Up next on the CMSCG Blog “Ftag of the Week” series is the third most frequently cited deficiency on survey in the United States, F812, Food Procurement, Store/Prepare/Serve – Sanitary. This regulation is part of the Food and Nutrition Services regulatory group and is routinely one of the most frequently cited regulations, so most facilities can benefit from a review of their systems for this area. Since F812 covers a significant amount of information, we will be covering this Ftag over the next several posts.

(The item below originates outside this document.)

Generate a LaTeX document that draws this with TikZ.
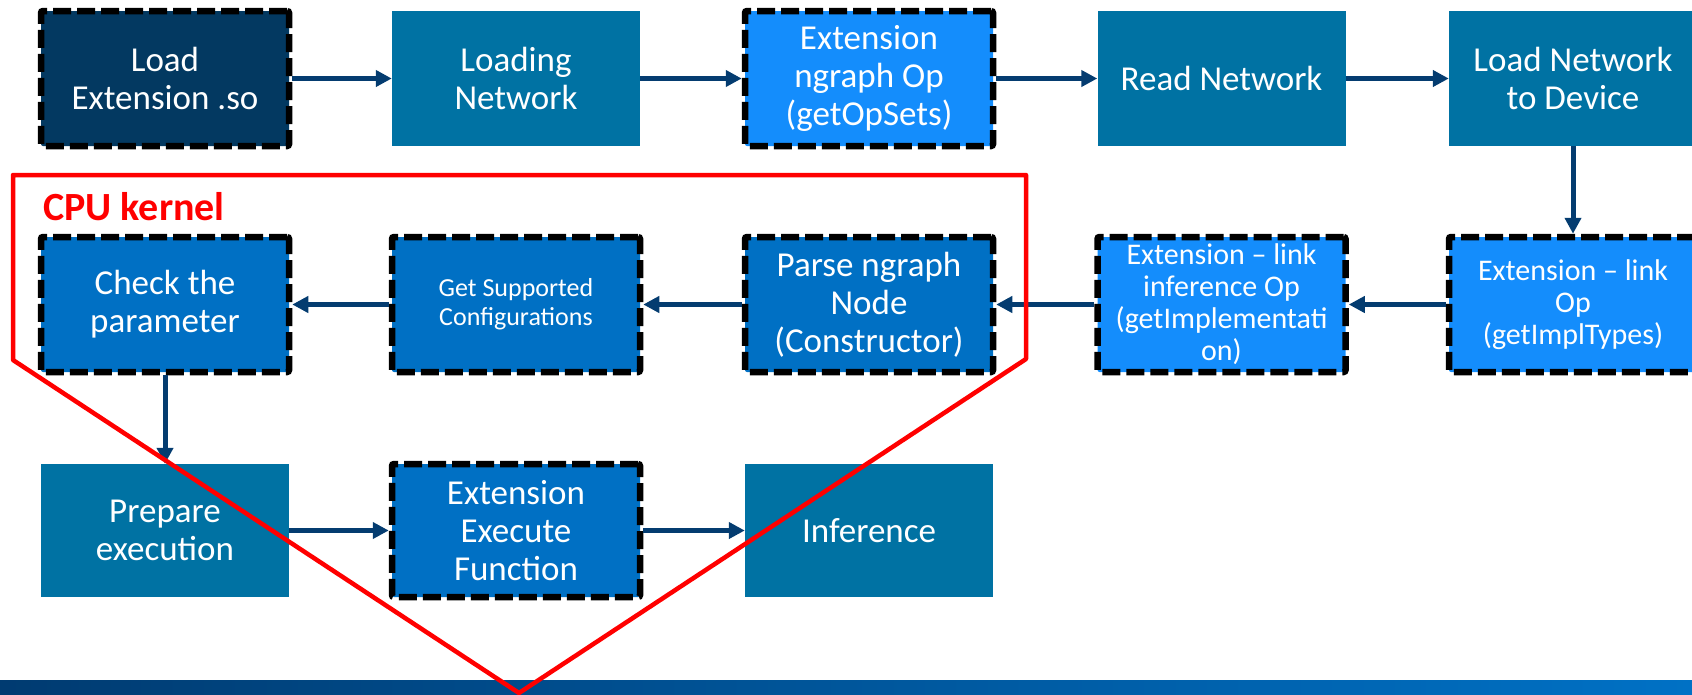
\documentclass[tikz,border=0pt]{standalone}
\usepackage{fontspec}
\setmainfont{Carlito}
\usetikzlibrary{arrows.meta}
\definecolor{cnavy}{RGB}{3,57,97}
\definecolor{cteal}{RGB}{0,114,163}
\definecolor{cbright}{RGB}{20,141,252}
\definecolor{cmed}{RGB}{0,112,196}
\definecolor{carrow}{RGB}{4,60,112}
\definecolor{cbandl}{RGB}{0,59,113}
\definecolor{cbandr}{RGB}{0,113,197}
\begin{document}
\begin{tikzpicture}[x=1pt,y=-1pt,
  box/.style={minimum width=248pt,minimum height=135pt,inner sep=0pt,align=center,text=white,font=\fontsize{35}{38}\selectfont},
  dbox/.style={box,draw=black,line width=6.5pt,dash pattern=on 18pt off 6pt,rounded corners=2pt},
  arr/.style={draw=carrow,line width=5pt,-{Triangle[length=16pt,width=16pt]}},
  smalltxt/.style={font=\fontsize{26}{29}\selectfont},
  linktxt/.style={font=\fontsize{30}{32}\selectfont},
]
\useasboundingbox (0,0) rectangle (1692,694);
% bottom band
\shade[left color=cbandl,right color=cbandr] (0,680) rectangle (1692,694);
% row 1
\node[dbox,fill=cnavy] (lext) at (165,78.5) {Load\\Extension .so};
\node[box,fill=cteal] (lnet) at (516,78.5) {Loading\\Network};
\node[dbox,fill=cbright] (ngop) at (869,78.5) {Extension\\ngraph Op\\(getOpSets)};
\node[box,fill=cteal] (rnet) at (1221.5,78.5) {Read Network};
\node[box,fill=cteal] (lnd) at (1573,78.5) {Load Network\\to Device};
% row 2
\node[dbox,fill=cmed] (chk) at (165,304.5) {Check the\\parameter};
\node[dbox,fill=cmed,smalltxt] (gsc) at (516,304.5) {Get Supported\\Configurations};
\node[dbox,fill=cmed] (pars) at (869,304.5) {Parse ngraph\\Node\\(Constructor)};
\node[dbox,fill=cbright,linktxt] (linf) at (1221.5,304.5) {Extension -- link\\inference Op\\(getImplementati\\on)};
\node[dbox,fill=cbright,linktxt] (lop) at (1573,304.5) {Extension -- link\\Op\\(getImplTypes)};
% row 3
\node[box,fill=cteal,minimum height=133pt] (prep) at (165,530.5) {Prepare\\execution};
\node[dbox,fill=cmed,minimum height=133pt] (exe) at (516,530.5) {Extension\\Execute\\Function};
\node[box,fill=cteal,minimum height=133pt] (inf) at (869,530.5) {Inference};
% arrows
\draw[arr] (lext) -- (lnet);
\draw[arr] (lnet) -- (ngop);
\draw[arr] (ngop) -- (rnet);
\draw[arr] (rnet) -- (lnd);
\draw[arr] (lnd) -- (lop);
\draw[arr] (lop) -- (linf);
\draw[arr] (linf) -- (pars);
\draw[arr] (pars) -- (gsc);
\draw[arr] (gsc) -- (chk);
\draw[arr] (chk) -- (prep);
\draw[arr] (prep) -- (exe);
\draw[arr] (exe) -- (inf);
% CPU kernel region
\draw[red,line width=4.5pt,line join=round] (13,175) -- (1026,175) -- (1026,359) -- (519,693) -- (13,360) -- cycle;
\node[anchor=west,text=red,font=\fontsize{40}{44}\selectfont\bfseries,inner sep=0pt] (cpu) at (43,207) {CPU kernel};
\end{tikzpicture}
\end{document}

The regulation at F812 requires that nursing facilities procure food from approved sources or sources that are considered satisfactory by federal/state/local authorities. This includes local producers if this is permissible under state/local law. It also allows facilities to use produce that has been grown in facility gardens under two conditions. First, to use the produce from the facility gardens, there must be policies and procedures in place that are being followed for maintaining and harvesting their gardens. These P&Ps should ensure that manufacturer’s instructions are followed if any treatments (i.e. pesticides or fertilizers) will be used. Facilities must also be compliant with any state/local requirements governing food grown on facility grounds that will be used for resident consumption, so it is important to be aware of these requirements as well.
F812 requires that facilities follow professional standards for food service safety with regard to storage, preparation, distribution and serving of food. The regulation states that CMS recognizes the US FDA Food Code and the CDC’s food safety guidance as the national standards for these topics in long-term care facilities. The regulatory requirements for this area are quite lengthy and very specific as to expectations, so we will delve into these in more detail in the next few posts.

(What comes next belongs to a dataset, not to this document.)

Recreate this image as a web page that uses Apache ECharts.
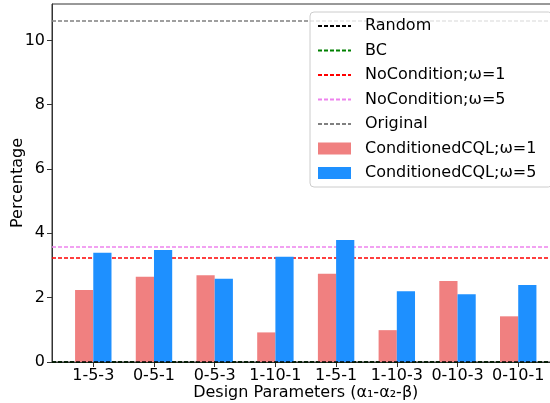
<!DOCTYPE html>
<html>
<head>
<meta charset="utf-8">
<script src="https://cdn.jsdelivr.net/npm/echarts@6/dist/echarts.min.js"></script>
<style>html,body{margin:0;padding:0;background:#fff}#c{width:550px;height:403px}</style>
</head>
<body>
<div id="c"></div>
<script>
const categories = ['1-5-3','0-5-1','0-5-3','1-10-1','1-5-1','1-10-3','0-10-3','0-10-1'];
const cqlW1 = [2.24, 2.65, 2.70, 0.92, 2.74, 0.99, 2.52, 1.42];
const cqlW5 = [3.40, 3.48, 2.59, 3.27, 3.79, 2.20, 2.11, 2.39];
const refNames = ['Random','BC','NoCondition;ω=1','NoCondition;ω=5','Original'];
const refValues = [0, 0, 3.25, 3.59, 10.6];
const refColors = ['#000000','#008000','#ff0000','#ee82ee','#808080'];
const yTicks = [0, 2, 4, 6, 8, 10];

const FONT = 'DejaVu Sans';
const chart = echarts.init(document.getElementById('c'), null, {renderer:'canvas'});

const lineZ = [4, 1, 2, 2, 2];
const lineSeries = refNames.map((n, i) => ({
  name: n, type: 'line', data: [], symbol: 'none', showSymbol: false,
  color: refColors[i],
  lineStyle: {color: refColors[i], type: [4, 2], width: 1.2},
  itemStyle: {color: refColors[i]},
  z: lineZ[i],
  markLine: {
    silent: true, symbol: 'none', label: {show: false},
    lineStyle: {color: refColors[i], type: [4, 2], width: 1.5, opacity: 1},
    data: [{yAxis: refValues[i], lineStyle: {color: refColors[i]}}],
    z: lineZ[i]
  }
}));

const xs = categories.map((c, i) => i);

chart.setOption({
  animation: false,
  grid: {left: 52, top: 4, width: 507.5, height: 358, outerBoundsMode: 'none', containLabel: false,
    show: true, borderColor: '#333', borderWidth: 1, backgroundColor: 'transparent'},
  xAxis: {
    type: 'value', min: -0.68, max: 7.68,
    name: 'Design Parameters (α₁-α₂-β)', nameLocation: 'middle', nameGap: 23, nameMoveOverlap: false,
    nameTextStyle: {fontFamily: FONT, fontSize: 16, color: '#000'},
    axisLine: {show: true, onZero: false, lineStyle: {color: '#333', width: 1}},
    axisTick: {show: true, length: 5, lineStyle: {color: '#333'}, customValues: xs},
    axisLabel: {fontFamily: FONT, fontSize: 16, color: '#000', margin: 6, customValues: xs,
      formatter: v => categories[Math.round(v)] || ''},
    splitLine: {show: false}
  },
  yAxis: {
    type: 'value', min: 0, max: 11.13,
    name: 'Percentage', nameLocation: 'middle', nameGap: 26, nameMoveOverlap: false,
    nameTextStyle: {fontFamily: FONT, fontSize: 16, color: '#000'},
    axisLine: {show: true, onZero: false, lineStyle: {color: '#333', width: 1}},
    axisTick: {show: true, length: 5, lineStyle: {color: '#333'}, customValues: yTicks},
    axisLabel: {fontFamily: FONT, fontSize: 16, color: '#000', margin: 7, customValues: yTicks},
    splitLine: {show: false}
  },
  legend: {
    orient: 'vertical', left: 310, top: 12, padding: [6, 16, 6, 7],
    itemWidth: 33, itemHeight: 12, itemGap: 8.5,
    backgroundColor: 'rgba(255,255,255,0.8)', borderColor: '#cccccc', borderWidth: 1, borderRadius: 4,
    textStyle: {fontFamily: FONT, fontSize: 16, color: '#000', padding: [0, 0, 0, 9]},
    data: refNames.map(n => ({name: n, itemStyle: {opacity: 0}})).concat([
      {name: 'ConditionedCQL;ω=1', icon: 'rect'},
      {name: 'ConditionedCQL;ω=5', icon: 'rect'}
    ]),
    z: 10
  },
  series: lineSeries.concat([
    {name: 'ConditionedCQL;ω=1', type: 'bar', data: cqlW1.map((v, i) => [xs[i], v]),
      barWidth: '30%', barGap: '0%', itemStyle: {color: '#f08080'}, z: 3},
    {name: 'ConditionedCQL;ω=5', type: 'bar', data: cqlW5.map((v, i) => [xs[i], v]),
      barWidth: '30%', barGap: '0%', itemStyle: {color: '#1e90ff'}, z: 3}
  ])
});
</script>
</body>
</html>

The definition of storage as it relates to F812 includes the retention of food before preparation and after preparation, as well as the associated dry goods. The regulation requires that when food/beverage products are delivered to the facility, that staff inspect them for safe transport and acceptable quality. Staff must then ensure that these items are properly stored, track when perishable foods need to be discarded and covered, and ensure that all Potentially Hazardous Foods (PHF) and/or Time/Temperature Control for Safety (TCS) Foods stored in the refrigerator or freezer are labeled and dated as required.
Dry Food Storage
Food items that are not PHF/TCS foods that are kept in dry storage should be kept in contaminant-free containers.

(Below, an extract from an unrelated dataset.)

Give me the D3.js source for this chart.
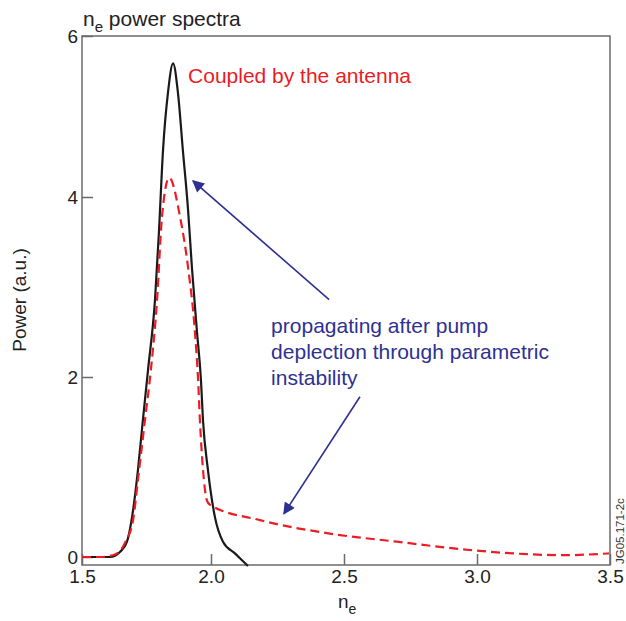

- Dry food and goods are expected to be handled in a manner that maintains the integrity of the packaging until it is time to be used. Foods that will be stored in bins should be removed from this packaging.
- Food and food products should not be stored on the floor or near ceiling sprinklers, sewage/waste disposal pipes or vents.
The regulation notes that good practices for managing storage include knowing how to receive and store these items properly, removing items that are not safe for consumption, keeping dry food products in closed containers and rotating inventory.
Foods that are considered PHF/TCS foods must be stored with several requirements in mind. These include ensuring that:
- Any foods stored in walk-in units are not stored on the floor
- PHF/TCS foods are maintained at 41 degrees F or lower (unless otherwise specified by law)
- Frozen foods are maintained at a temperature that keeps them frozen solid
- There is adequate air circulation around refrigerated products to keep them at appropriate temperatures
The regulation provides a detailed list for maintaining safe refrigeration storage temperatures that should be part of the facility’s monitoring systems and routinely audited. These include:
- Monitoring food temperatures (daily/routinely)
- Labeling, dating and monitoring refrigerated food items to ensure items are used, discarded or frozen (if applicable) by their use-by dates
- Keeping raw foods separated from each other, and storing raw meats on shelves below ready-to-eat foods to prevent contamination
- Utilizing containers that allow food to cool rapidly
- Ensuring refrigeration equipment is functioning appropriately (daily/routinely)
Regarding the last bullet point about refrigerator and freezer functioning, CMS has included guidance for surveyors that facilities can use to ensure these units are operating properly. These checks include:
- Routinely documenting the temperatures on both internal and external gauges and the internal refrigerator temperature. When doing this documentation, also measuring the temperature of a PHF/TCS food to ensure it is at 41 degrees or lower.
- Checking frozen foods to ensure they are frozen solid and inspecting the frozen food items’ wrappers to ensure they are able to adequately protect these items
- Looking inside the units for potential cross-contamination situations, such as where raw meat is being stored above other items
- Checking to see if a food item with a prolonged cooling time is in the danger zone by taking its temperature to ensure the cooling process is effective for that PHF/TCS food item.
During survey, surveyors will check for food storage practices that could create contamination issues, such as ice buildup, evidence of pests, dry goods with compromised seals, temperatures of facility refrigerators, including unit refrigerators. It is important to ensure staff are appropriately monitoring and documenting temperatures where necessary, and if issues arise, that Maintenance is apprised so the units can be serviced.